Мы встречались каждый день на море и не расставались до самого вечера, когда наступало время возвращаться в поселок, где я с отцом снимал комнату. Он не одобрял моих контактов с лагерем дикарей, а Эстер называл «дешевой шлюхой» и запрещал с ней встречаться.
Мне пришлось его обманывать: я говорил ему, что иду писать этюды в горы, а сам шел к Эстер и ее друзьям, – вечером возвращался, и мы вместе ужинали тем, что нам приготовила наша хозяйка, а я пытал его расспросами, что он думает о том, что услышал от моих новых друзей за этот день. Я отказывался верить в то, что мне он отвечал, так как это было слишком тривиально, чтобы быть правдой.
Наши мнения не совпадали ни по одному вопросу, но это нас обоих мало волновало: каждый был занят самим собой, – отточенный эгоизм моего родителя служил для меня всегда примером для подражания. Пока я соблюдал хотя бы внешне запрет отца и на словах подтверждал, что не общаюсь с хиппи, он делал вид, что всем доволен.
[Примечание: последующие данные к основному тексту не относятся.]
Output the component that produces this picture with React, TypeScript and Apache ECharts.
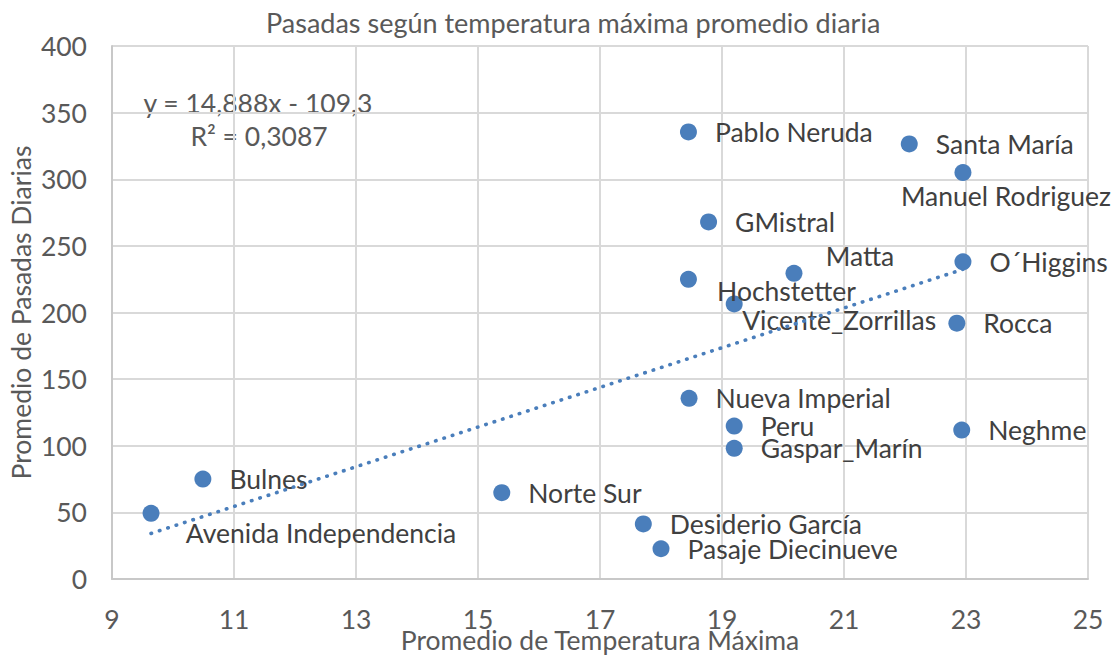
import React, { useEffect, useRef } from "react";
import * as echarts from "echarts";

const stations = [
  "Avenida Independencia",
  "Bulnes",
  "Norte Sur",
  "Desiderio García",
  "Pasaje Diecinueve",
  "Pablo Neruda",
  "Hochstetter",
  "Nueva Imperial",
  "GMistral",
  "Vicente_Zorrillas",
  "Peru",
  "Gaspar_Marín",
  "Matta",
  "Santa María",
  "Manuel Rodriguez",
  "O´Higgins",
  "Rocca",
  "Neghme",
];
const tempMax = [9.64, 10.49, 15.39, 17.71, 18.0, 18.45, 18.45, 18.46, 18.78, 19.2, 19.2, 19.2, 20.18, 22.07, 22.95, 22.95, 22.85, 22.93];
const passes = [49.3, 75, 64.8, 41.3, 22.7, 335.5, 224.9, 135.6, 268, 206.4, 114.8, 98.1, 229.4, 326.5, 305, 238, 192, 111.8];

const xTicks = [9, 11, 13, 15, 17, 19, 21, 23, 25];
const trendTemp = [9.64, 22.95];
const trendPasses = [34.2, 232.4];
const equationText = "y = 14,888x - 109,3";
const r2Text = "R² = 0,3087";
const titleText = "Pasadas según temperatura máxima promedio diaria";
const xName = "Promedio de Temperatura Máxima";
const yName = "Promedio de Pasadas Diarias";

export default function App() {
  const ref = useRef<HTMLDivElement>(null);
  useEffect(() => {
    document.body.style.margin = "0";
    const chart = echarts.init(ref.current!, null, { renderer: "svg" });
    const FONT = "Lato";
    const FS = 26.5;
    const BLUE = "#4a7ebb";
    const special: Record<string, [number, number]> = {
      "Avenida Independencia": [170, 20],
      "Manuel Rodriguez": [43, 23],
      Matta: [66, -17],
      Hochstetter: [98, 12],
      Vicente_Zorrillas: [105, 16],
    };
    const scatterData = stations.map((name, i) => {
      const off = special[name];
      return {
        name,
        value: [tempMax[i], passes[i]],
        label: off ? { position: "inside", offset: off } : undefined,
      };
    });
    const trendData = trendTemp.map((t, i) => [t, trendPasses[i]]);

    chart.setOption({
      animation: false,
      backgroundColor: "#ffffff",
      textStyle: { fontFamily: FONT },
      title: {
        text: titleText,
        left: 266,
        top: 8,
        padding: 0,
        textStyle: { fontFamily: FONT, fontSize: 27, fontWeight: "normal", color: "#595959", lineHeight: 28 },
      },
      grid: { left: 112, right: 27, top: 46, bottom: 76, containLabel: false, outerBoundsMode: "none" },
      xAxis: {
        type: "value",
        min: 9,
        max: 25,
        interval: 2,
        name: xName,
        nameLocation: "middle",
        nameGap: 47,
        nameMoveOverlap: false,
        nameTextStyle: { fontFamily: FONT, fontSize: FS, color: "#595959" },
        axisLine: { show: true, lineStyle: { color: "#c8c8c8", width: 2 } },
        axisTick: { show: false, customValues: xTicks },
        axisLabel: { customValues: xTicks, margin: 26, fontFamily: FONT, fontSize: FS, color: "#595959" },
        splitLine: { show: true, customValues: xTicks, lineStyle: { color: "#d9d9d9", width: 2 } },
      },
      yAxis: {
        type: "value",
        min: 0,
        max: 400,
        interval: 50,
        name: yName,
        nameLocation: "middle",
        nameGap: 78,
        nameMoveOverlap: false,
        nameTextStyle: { fontFamily: FONT, fontSize: FS, color: "#595959" },
        axisLine: { show: true, lineStyle: { color: "#c8c8c8", width: 2 } },
        axisTick: { show: false },
        axisLabel: { margin: 25, fontFamily: FONT, fontSize: FS, color: "#595959" },
        splitLine: { show: true, lineStyle: { color: "#d9d9d9", width: 2 } },
      },
      graphic: [
        {
          type: "text",
          x: 258,
          y: 103,
          style: { text: equationText, fontFamily: FONT, fontSize: FS, fill: "#595959", textAlign: "center", textVerticalAlign: "middle" },
        },
        {
          type: "text",
          x: 259,
          y: 136,
          style: { text: r2Text, fontFamily: FONT, fontSize: FS, fill: "#595959", textAlign: "center", textVerticalAlign: "middle" },
        },
      ],
      series: [
        {
          type: "line",
          data: trendData,
          symbol: "none",
          silent: true,
          z: 3,
          lineStyle: { color: BLUE, width: 3.6, type: [0.5, 8.3], cap: "round" },
        },
        {
          type: "scatter",
          data: scatterData,
          symbolSize: 17,
          z: 2,
          itemStyle: { color: BLUE, opacity: 1 },
          label: {
            show: true,
            formatter: "{b}",
            position: "right",
            distance: 18,
            fontFamily: FONT,
            fontSize: FS,
            color: "#404040",
          },
        },
      ],
    });
    return () => chart.dispose();
  }, []);
  return <div ref={ref} style={{ width: 1115, height: 655 }} />;
}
Итак, ничто не мешало мне изучать Эстер и ее внутренний мир, в котором, как выяснилось, водились тараканы размером с хорошую крысу: она виртуозно ругалась матом, считая, что это придает ей дополнительный шарм как филологу; у нее была какая-то просто резиновая личность – она могла натягивать на себя любую предложенную тему, эмоционально перестраиваясь, словно хамелеон, под новые обстоятельства; была убеждена, что является вампиром и пила кровь своих любовников, утверждая, что таким образом проявляется наивысшее самопожертвование во имя любви. Уже на второй день нашего общения предложила переспать, словно это ни к чему не обязывало: от неожиданности я отказался, тогда она попросила написать ее портрет, только обязательным условием поставила позировать обнаженной. В этом я не мог себе отказать, ведь красота действительно сводит с ума, а она была чертовски красива: чернявая, с желто-зелеными кошачьими глазами и гибким телом, – обладать ею ни с кем не делясь было верхом моих вожделений. Меня только пугала ее доступность, так как в этом было что-то неправильное: совершенства необходимо долго и мучительно добиваться.